### [Work to complete]
Would you print the records below from the first line through the line containing "ax.plot(xs, fick_curve(xs, fit_a['bfs_60']), color=RED, lw=2.9)", skipping the pictures?

Charts and diagrams as code
[start]

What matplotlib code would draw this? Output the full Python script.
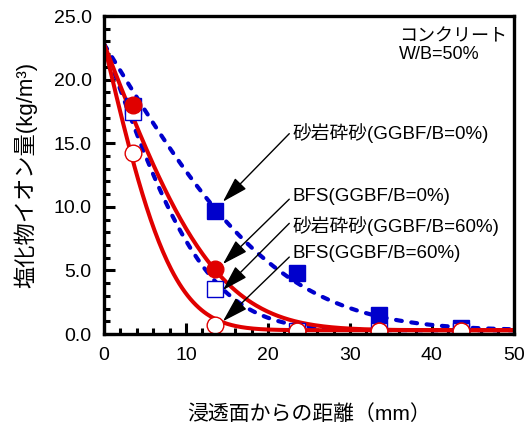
import math
import numpy as np
import matplotlib
matplotlib.use("Agg")
import matplotlib.pyplot as plt

plt.rcParams['font.family'] = ['Liberation Sans', 'Noto Sans CJK JP']

# measured chloride content at each depth (kg/m3)
depth = [3.5, 13.5, 23.5, 33.5, 43.5]
sand_0 = [17.9, 9.7, 4.8, 1.5, 0.45]      # 砂岩砕砂 GGBF/B=0%
sand_60 = [17.45, 3.55, 0.2, 0.2, 0.2]    # 砂岩砕砂 GGBF/B=60%
bfs_0 = [18.0, 5.1, 0.25, 0.25, 0.25]     # BFS GGBF/B=0%
bfs_60 = [14.25, 0.7, 0.2, 0.2, 0.2]      # BFS GGBF/B=60%

# fitted curves (Fick): C = Ci + (C0 - Ci) * erfc(x / a)
surface_c0 = 22.8
initial_ci = 0.3
fit_a = {'sand_0': 24.0, 'sand_60': 14.0, 'bfs_0': 15.3, 'bfs_60': 9.3}

labels = ['砂岩砕砂(GGBF/B=0%)', 'BFS(GGBF/B=0%)',
          '砂岩砕砂(GGBF/B=60%)', 'BFS(GGBF/B=60%)']

BLUE = '#0000cc'
RED = '#e00000'


def fick_curve(x, a):
    erfc = np.array([1 - math.erf(v / a) for v in x])
    return initial_ci + (surface_c0 - initial_ci) * erfc


fig = plt.figure(figsize=(5.32, 4.29), dpi=100)
ax = fig.add_axes([0.1955, 0.2214, 0.7705, 0.7413])

xs = np.linspace(0, 50, 300)
dash_kw = dict(color=BLUE, lw=3, dashes=[1.4, 2.3], dash_capstyle='round')
ax.plot(xs, fick_curve(xs, fit_a['sand_0']), **dash_kw)
ax.plot(xs, fick_curve(xs, fit_a['sand_60']), **dash_kw)
ax.plot(xs, fick_curve(xs, fit_a['bfs_0']), color=RED, lw=2.9)
ax.plot(xs, fick_curve(xs, fit_a['bfs_60']), color=RED, lw=2.9)

ms = 12
ax.plot(depth, sand_0, 's', ms=ms, color=BLUE, mec=BLUE, ls='none', zorder=4)
ax.plot(depth, sand_60, 's', ms=ms, mfc='white', mec=BLUE, mew=1, ls='none', zorder=5)
ax.plot(depth, bfs_0, 'o', ms=ms, color=RED, mec=RED, ls='none', zorder=6)
ax.plot(depth, bfs_60, 'o', ms=ms, mfc='white', mec=RED, mew=1, ls='none', zorder=7)

# arrows and labels
text_y = [15.8, 10.8, 8.5, 6.3]
tail_y = [15.75, 10.6, 8.7, 6.05]
tip_y = [10.4, 5.5, 3.45, 1.0]
for lab, ty, ay, by in zip(labels, text_y, tail_y, tip_y):
    ax.annotate('', xy=(14.5, by), xytext=(22.6, ay),
                arrowprops=dict(arrowstyle='-|>,head_length=0.8,head_width=0.24',
                                mutation_scale=20, lw=1, color='black',
                                shrinkA=0, shrinkB=0), zorder=8)
    ax.text(23.0, ty, lab, fontsize=13.5, va='center', ha='left', zorder=8)

ax.text(36.0, 24.0, 'コンクリート\nW/B=50%', fontsize=13, va='top', ha='left',
        linespacing=1.05)

ax.set_xlim(0, 50)
ax.set_ylim(0, 25)
ax.set_xticks([0, 10, 20, 30, 40, 50])
ax.set_xticks(np.arange(0, 51, 2), minor=True)
ax.set_yticks([0, 5, 10, 15, 20, 25])
ax.set_yticks(np.arange(0, 26, 1), minor=True)
ax.set_yticklabels(['0.0', '5.0', '10.0', '15.0', '20.0', '25.0'])
ax.tick_params(which='both', direction='in', width=2.2, labelsize=14,
               top=False, right=False)
ax.tick_params(which='major', length=8, pad=9)
ax.tick_params(which='minor', length=4)
for s in ax.spines.values():
    s.set_linewidth(2.4)
    s.set_zorder(10)

ax.set_xlabel('浸透面からの距離（mm）', fontsize=15, labelpad=29)
ax.set_ylabel('塩化物イオン量(kg/m³)', fontsize=16, labelpad=12)

fig.savefig('out.png', dpi=100)
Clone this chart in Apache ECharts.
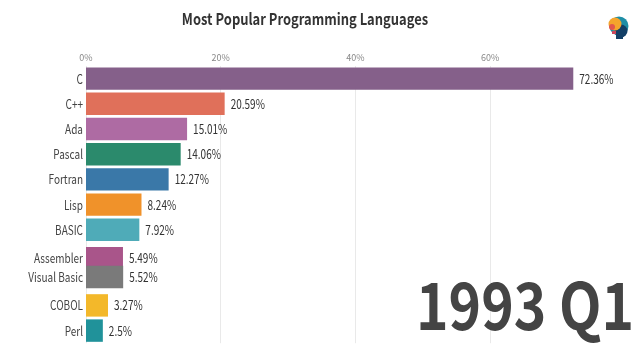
<!DOCTYPE html>
<html>
<head>
<meta charset="utf-8">
<style>html,body{margin:0;padding:0;background:#fff}#c{width:640px;height:360px}</style>
<script src="https://cdn.jsdelivr.net/npm/echarts@6/dist/echarts.min.js"></script>
</head>
<body>
<div id="c"></div>
<script>
const languages = ['C','C++','Ada','Pascal','Fortran','Lisp','BASIC','Assembler','Visual Basic','COBOL','Perl'];
const shares = [72.36,20.59,15.01,14.06,12.27,8.24,7.92,5.49,5.52,3.27,2.5];
const ranks = [1,2,3,4,5,6,7,8.13,8.87,10,11];
const colors = ['#85608a','#e0705a','#ae6ba3','#2b8a6c','#3a78a8','#f0922a','#4fabb8','#a9558a','#7a7a7a','#f3b82a','#20929a'];
const tickValues = [0,20,40,60];
const titleText = 'Most Popular Programming Languages';
const periodText = '1993 Q1';
const FONT = '"Noto Sans CJK SC","Noto Sans",sans-serif';

const chart = echarts.init(document.getElementById('c'), null, {renderer:'canvas'});
chart.setOption({
  animation:false,
  backgroundColor:'#fff',
  grid:{left:86,top:66,width:532,height:277.2},
  xAxis:{type:'value',position:'top',min:0,max:79,interval:20,
    axisLine:{show:false},axisTick:{show:false},
    axisLabel:{color:'#888',fontFamily:FONT,fontSize:9,margin:4,showMaxLabel:false,
      formatter:v=>tickValues.includes(v)?v+'%':''},
    splitLine:{show:true,showMaxLine:false,lineStyle:{color:'#e9e9e9',width:1}}},
  yAxis:{type:'value',inverse:true,min:0.5,max:11.5,show:false,splitLine:{show:false}},
  series:[{
    type:'custom',
    clip:false,
    data:languages.map((n,i)=>[shares[i],ranks[i],n,i]),
    encode:{x:0,y:1},
    renderItem:(params,api)=>{
      const v=api.value(0), r=api.value(1), i=api.value(3);
      const end=api.coord([v,r]), start=api.coord([0,r]);
      const h=api.size([0,1])[1]*0.89;
      return {type:'group',children:[
        {type:'rect',shape:{x:start[0],y:end[1]-h/2,width:end[0]-start[0],height:h},
         style:{fill:colors[i]}},
        {type:'text',x:start[0]-3,y:end[1],scaleX:0.77,
         style:{text:languages[i],align:'right',verticalAlign:'middle',fill:'#444',fontFamily:FONT,fontSize:13}},
        {type:'text',x:end[0]+6,y:end[1],scaleX:0.77,
         style:{text:shares[i]+'%',align:'left',verticalAlign:'middle',fill:'#333',fontFamily:FONT,fontSize:13}}
      ]};
    }
  }],
  graphic:[
    {type:'text',x:305,y:19,scaleX:0.81,
     style:{text:titleText,align:'center',verticalAlign:'middle',fontFamily:FONT,fontSize:16,fontWeight:'bold',fill:'#333'}},
    {type:'text',x:525,y:305,scaleX:0.85,z:5,
     style:{text:periodText,align:'center',verticalAlign:'middle',fontFamily:FONT,fontSize:65,fontWeight:'bold',fill:'#444'}},
    {type:'circle',shape:{cx:619,cy:26,r:9.5},style:{fill:'#1e8ea6'}},
    {type:'circle',shape:{cx:621,cy:31,r:6.5},style:{fill:'#123f66'}},
    {type:'rect',shape:{x:616,y:32,width:7,height:7},style:{fill:'#123f66'}},
    {type:'circle',shape:{cx:615,cy:24,r:6.5},style:{fill:'#f4a52c'}},
    {type:'circle',shape:{cx:612,cy:27,r:3},style:{fill:'#e2574c'}},
    {type:'rect',shape:{x:612,y:31,width:4,height:3},style:{fill:'#c9455a'}}
  ]
});
</script>
</body>
</html>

[end]

### [Final result]
What matplotlib code would draw this? Output the full Python script.
import math
import numpy as np
import matplotlib
matplotlib.use("Agg")
import matplotlib.pyplot as plt

plt.rcParams['font.family'] = ['Liberation Sans', 'Noto Sans CJK JP']

# measured chloride content at each depth (kg/m3)
depth = [3.5, 13.5, 23.5, 33.5, 43.5]
sand_0 = [17.9, 9.7, 4.8, 1.5, 0.45]      # 砂岩砕砂 GGBF/B=0%
sand_60 = [17.45, 3.55, 0.2, 0.2, 0.2]    # 砂岩砕砂 GGBF/B=60%
bfs_0 = [18.0, 5.1, 0.25, 0.25, 0.25]     # BFS GGBF/B=0%
bfs_60 = [14.25, 0.7, 0.2, 0.2, 0.2]      # BFS GGBF/B=60%

# fitted curves (Fick): C = Ci + (C0 - Ci) * erfc(x / a)
surface_c0 = 22.8
initial_ci = 0.3
fit_a = {'sand_0': 24.0, 'sand_60': 14.0, 'bfs_0': 15.3, 'bfs_60': 9.3}

labels = ['砂岩砕砂(GGBF/B=0%)', 'BFS(GGBF/B=0%)',
          '砂岩砕砂(GGBF/B=60%)', 'BFS(GGBF/B=60%)']

BLUE = '#0000cc'
RED = '#e00000'


def fick_curve(x, a):
    erfc = np.array([1 - math.erf(v / a) for v in x])
    return initial_ci + (surface_c0 - initial_ci) * erfc


fig = plt.figure(figsize=(5.32, 4.29), dpi=100)
ax = fig.add_axes([0.1955, 0.2214, 0.7705, 0.7413])

xs = np.linspace(0, 50, 300)
dash_kw = dict(color=BLUE, lw=3, dashes=[1.4, 2.3], dash_capstyle='round')
ax.plot(xs, fick_curve(xs, fit_a['sand_0']), **dash_kw)
ax.plot(xs, fick_curve(xs, fit_a['sand_60']), **dash_kw)
ax.plot(xs, fick_curve(xs, fit_a['bfs_0']), color=RED, lw=2.9)
ax.plot(xs, fick_curve(xs, fit_a['bfs_60']), color=RED, lw=2.9)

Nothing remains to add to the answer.